MATERIAL FOR THIS TASK.
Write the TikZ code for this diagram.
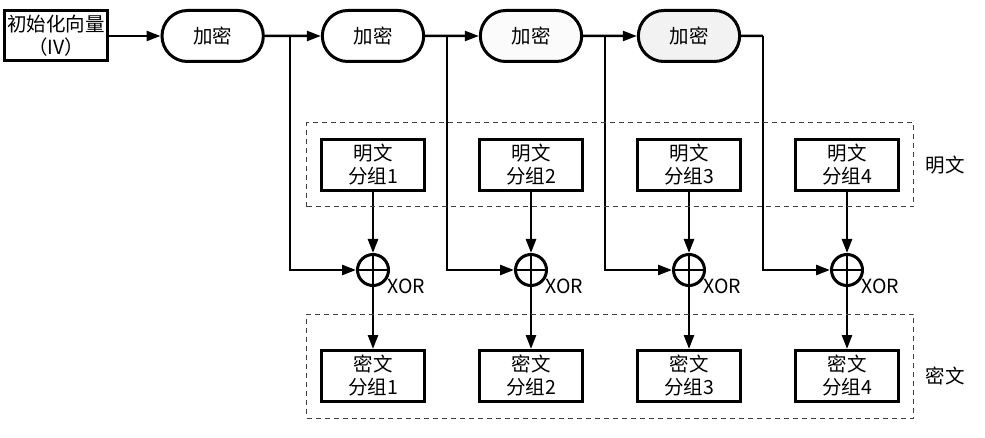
\documentclass[tikz,border=0pt]{standalone}
\usepackage{fontspec}
\setmainfont{Noto Sans CJK SC}
\usetikzlibrary{shapes.misc, arrows.meta, positioning, calc, fit}

\begin{document}
\begin{tikzpicture}[x=1pt, y=1pt, >={Triangle[length=14pt, width=10pt]}, font=\fontsize{19.5}{23}\selectfont]
  \tikzstyle{block} = [rectangle, draw, line width=3pt, text width=100pt, text centered, inner sep=1.5pt, minimum height=51pt]
  \tikzstyle{enc} = [rounded rectangle, draw, line width=3pt, minimum width=108pt, minimum height=51pt]
  \tikzstyle{xor} = [circle, draw, line width=3pt, minimum size=31pt, inner sep=0pt]
  \tikzstyle{group} = [rectangle, draw=black!75, dash pattern=on 5pt off 4pt, line width=1pt, inner xsep=13.5pt, inner ysep=15pt]
  \tikzstyle{wire} = [line width=2.5pt]

  \useasboundingbox (0,0) rectangle (985,-438);

  % plaintext blocks
  \node [block] (p1) at (373,-165) {明文\\分组1};
  \node [block, right=52pt of p1] (p2) {明文\\分组2};
  \node [block, right=52pt of p2] (p3) {明文\\分组3};
  \node [block, right=52pt of p3] (p4) {明文\\分组4};

  % xor gates
  \node [xor, below=61pt of p1] (x1) {};
  \node [xor, below=61pt of p2] (x2) {};
  \node [xor, below=61pt of p3] (x3) {};
  \node [xor, below=61pt of p4] (x4) {};

  % ciphertext blocks
  \node [block, below=62pt of x1] (c1) {密文\\分组1};
  \node [block, below=62pt of x2] (c2) {密文\\分组2};
  \node [block, below=62pt of x3] (c3) {密文\\分组3};
  \node [block, below=62pt of x4] (c4) {密文\\分组4};

  % encryption chain
  \node [enc, above=75pt of p1] (enc2) {加密};
  \node [enc, fill=gray!3, above=75pt of p2] (enc3) {加密};
  \node [enc, fill=gray!10, above=75pt of p3] (enc4) {加密};
  \node [enc, left=56pt of enc2] (enc1) {加密};
  \node [block, left=52pt of enc1, inner sep=1pt, minimum height=50pt] (iv) {初始化向量\\（IV）};

  \coordinate (b1) at ($(p1.west |- enc1.east)+(-30pt,0)$);
  \coordinate (b2) at ($(p2.west |- enc2.east)+(-31pt,0)$);
  \coordinate (b3) at ($(p3.west |- enc3.east)+(-31pt,0)$);
  \coordinate (b4) at ($(p4.west |- enc4.east)+(-31pt,0)$);

  \draw[->, wire] (iv) -- (enc1);
  \draw[->, wire] (enc1) -- (enc2);
  \draw[->, wire] (enc2) -- (enc3);
  \draw[->, wire] (enc3) -- (enc4);
  \draw[wire] (enc4) -- (b4);

  \draw[->, wire] (b1) |- (x1);
  \draw[->, wire] (b2) |- (x2);
  \draw[->, wire] (b3) |- (x3);
  \draw[->, wire] (b4) |- (x4);

  \draw[->, wire] (p1) -- (x1);
  \draw[->, wire] (p2) -- (x2);
  \draw[->, wire] (p3) -- (x3);
  \draw[->, wire] (p4) -- (x4);

  \draw[->, wire] (x1) -- (c1);
  \draw[->, wire] (x2) -- (c2);
  \draw[->, wire] (x3) -- (c3);
  \draw[->, wire] (x4) -- (c4);

  % plus signs inside the circles
  \draw[wire] (x1.north) -- (x1.south) (x1.west) -- (x1.east);
  \draw[wire] (x2.north) -- (x2.south) (x2.west) -- (x2.east);
  \draw[wire] (x3.north) -- (x3.south) (x3.west) -- (x3.east);
  \draw[wire] (x4.north) -- (x4.south) (x4.west) -- (x4.east);

  \node [anchor=north west, inner sep=0pt] (xl1) at ($(x1.south east)+(2pt,3pt)$) {XOR};
  \node [anchor=north west, inner sep=0pt] (xl2) at ($(x2.south east)+(2pt,3pt)$) {XOR};
  \node [anchor=north west, inner sep=0pt] (xl3) at ($(x3.south east)+(2pt,3pt)$) {XOR};
  \node [anchor=north west, inner sep=0pt] (xl4) at ($(x4.south east)+(2pt,3pt)$) {XOR};

  % dashed groups
  \node [group, fit=(p1)(p4)] (ptext) {};
  \coordinate (ctop) at ($(c1.north)+(0,20pt)$);
  \node [group, fit=(ctop)(c1)(c4)] (ctext) {};

  \node [anchor=west] (plabel) at ($(ptext.east |- p4)+(8pt,0)$) {明文};
  \node [anchor=west] (clabel) at ($(ctext.east |- c4)+(8pt,0)$) {密文};
\end{tikzpicture}
\end{document}
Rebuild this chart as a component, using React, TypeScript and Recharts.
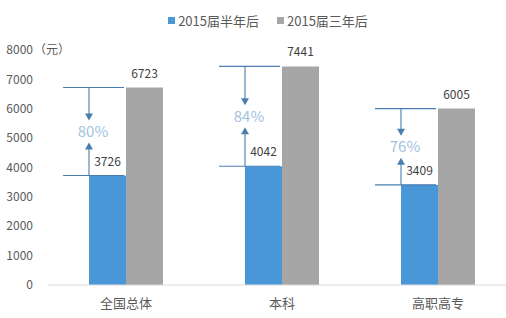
import React from 'react';
import { BarChart, Bar, XAxis, YAxis, LabelList } from 'recharts';

const CATEGORIES = ['全国总体', '本科', '高职高专'];
const HALF_YEAR = [3726, 4042, 3409];
const THREE_YEAR = [6723, 7441, 6005];
const GROWTH = ['80%', '84%', '76%'];
const Y_TICKS = [0, 1000, 2000, 3000, 4000, 5000, 6000, 7000, 8000];

const SERIES = [
  { key: 'half', name: '2015届半年后', color: '#4a97d8' },
  { key: 'three', name: '2015届三年后', color: '#a6a6a6' },
];

const data = CATEGORIES.map((c, i) => ({
  name: c,
  half: HALF_YEAR[i],
  three: THREE_YEAR[i],
  growth: GROWTH[i],
}));

const FONT = '"Noto Sans CJK SC", "Noto Sans", sans-serif';
const LINE = '#4a7eb0';

const YTick = (props: any) => {
  const { x, y, payload } = props;
  return (
    <g>
      <text x={x} y={y} dy="0.35em" textAnchor="end" fill="#595959" fontSize={12} fontFamily={FONT}>
        {payload.value}
      </text>
      {payload.value === 8000 && (
        <text x={x + 1} y={y} dy="0.35em" textAnchor="start" fill="#595959" fontSize={12} fontFamily={FONT}>
          （元）
        </text>
      )}
    </g>
  );
};

// blue bar plus the growth annotation (brackets + arrows + percent)
const AnnotatedBar = (props: any) => {
  const { x, y, width, height, payload, fill } = props;
  const base = y + height;
  const perUnit = height / payload.half;
  const topY = base - payload.three * perUnit;
  const botY = y;
  const mid = (topY + botY) / 2;
  const gap = 11;
  const vx = x;
  const x1 = x - 26;
  const x2 = x + width - 2;
  const head = 7;
  return (
    <g>
      <rect x={x} y={y} width={width} height={height} fill={fill} />
      <line x1={x1} x2={x2} y1={topY} y2={topY} stroke={LINE} strokeWidth={1.1} />
      <line x1={x1} x2={x2} y1={botY} y2={botY} stroke={LINE} strokeWidth={1.1} />
      <line x1={vx} x2={vx} y1={topY} y2={mid - gap - head + 1} stroke={LINE} strokeWidth={1.1} />
      <polygon
        points={`${vx - 4},${mid - gap - head} ${vx + 4},${mid - gap - head} ${vx},${mid - gap}`}
        fill={LINE}
      />
      <line x1={vx} x2={vx} y1={botY} y2={mid + gap + head - 1} stroke={LINE} strokeWidth={1.1} />
      <polygon
        points={`${vx - 4},${mid + gap + head} ${vx + 4},${mid + gap + head} ${vx},${mid + gap}`}
        fill={LINE}
      />
      <text
        x={vx + 4}
        y={mid}
        dy="0.35em"
        textAnchor="middle"
        fill="#a3c2e0"
        fontSize={15}
        fontFamily={FONT}
      >
        {payload.growth}
      </text>
    </g>
  );
};

export default function App() {
  return (
    <div
      style={{
        position: 'absolute',
        left: 0,
        top: 0,
        width: 506,
        height: 318,
        overflow: 'hidden',
        background: '#fff',
        fontFamily: FONT,
      }}
    >
      <div
        style={{
          position: 'absolute',
          top: 11,
          left: 0,
          width: 506,
          display: 'flex',
          justifyContent: 'center',
          paddingLeft: 30,
          boxSizing: 'border-box',
          gap: 18,
          fontSize: 13,
          color: '#595959',
          zIndex: 2,
        }}
      >
        {SERIES.map((s) => (
          <div key={s.key} style={{ display: 'flex', alignItems: 'center', gap: 3 }}>
            <span style={{ width: 7, height: 7, background: s.color, display: 'inline-block' }} />
            <span>{s.name}</span>
          </div>
        ))}
      </div>
      <BarChart
        width={520}
        height={318}
        data={data}
        margin={{ top: 50, right: 4, bottom: 0, left: 0 }}
        barCategoryGap={41}
        barGap={0}
      >
        <XAxis
          dataKey="name"
          height={33}
          axisLine={{ stroke: '#d9d9d9' }}
          tickLine={false}
          tickSize={0}
          tickMargin={14}
          tick={{ fill: '#595959', fontSize: 13, fontFamily: FONT }}
        />
        <YAxis
          width={48}
          domain={[0, 8000]}
          ticks={Y_TICKS}
          axisLine={false}
          tickLine={false}
          tickSize={0}
          tickMargin={15}
          tick={<YTick />}
          interval={0}
        />
        <Bar dataKey="half" name={SERIES[0].name} fill={SERIES[0].color} shape={(p: any) => <AnnotatedBar {...p} />} isAnimationActive={false}>
          <LabelList dataKey="half" position="top" offset={10} fill="#404040" fontSize={12} fontFamily={FONT} />
        </Bar>
        <Bar dataKey="three" name={SERIES[1].name} fill={SERIES[1].color} isAnimationActive={false}>
          <LabelList dataKey="three" position="top" offset={10} fill="#404040" fontSize={12} fontFamily={FONT} />
        </Bar>
      </BarChart>
    </div>
  );
}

REQUIRED WORK.
Without any pictures, set down the lines from the one holding "Rebuild this chart" through the one holding "6000, 7000, 8000];".

EXERCISE RESULT.
Rebuild this chart as a component, using React, TypeScript and Recharts.
import React from 'react';
import { BarChart, Bar, XAxis, YAxis, LabelList } from 'recharts';

const CATEGORIES = ['全国总体', '本科', '高职高专'];
const HALF_YEAR = [3726, 4042, 3409];
const THREE_YEAR = [6723, 7441, 6005];
const GROWTH = ['80%', '84%', '76%'];
const Y_TICKS = [0, 1000, 2000, 3000, 4000, 5000, 6000, 7000, 8000];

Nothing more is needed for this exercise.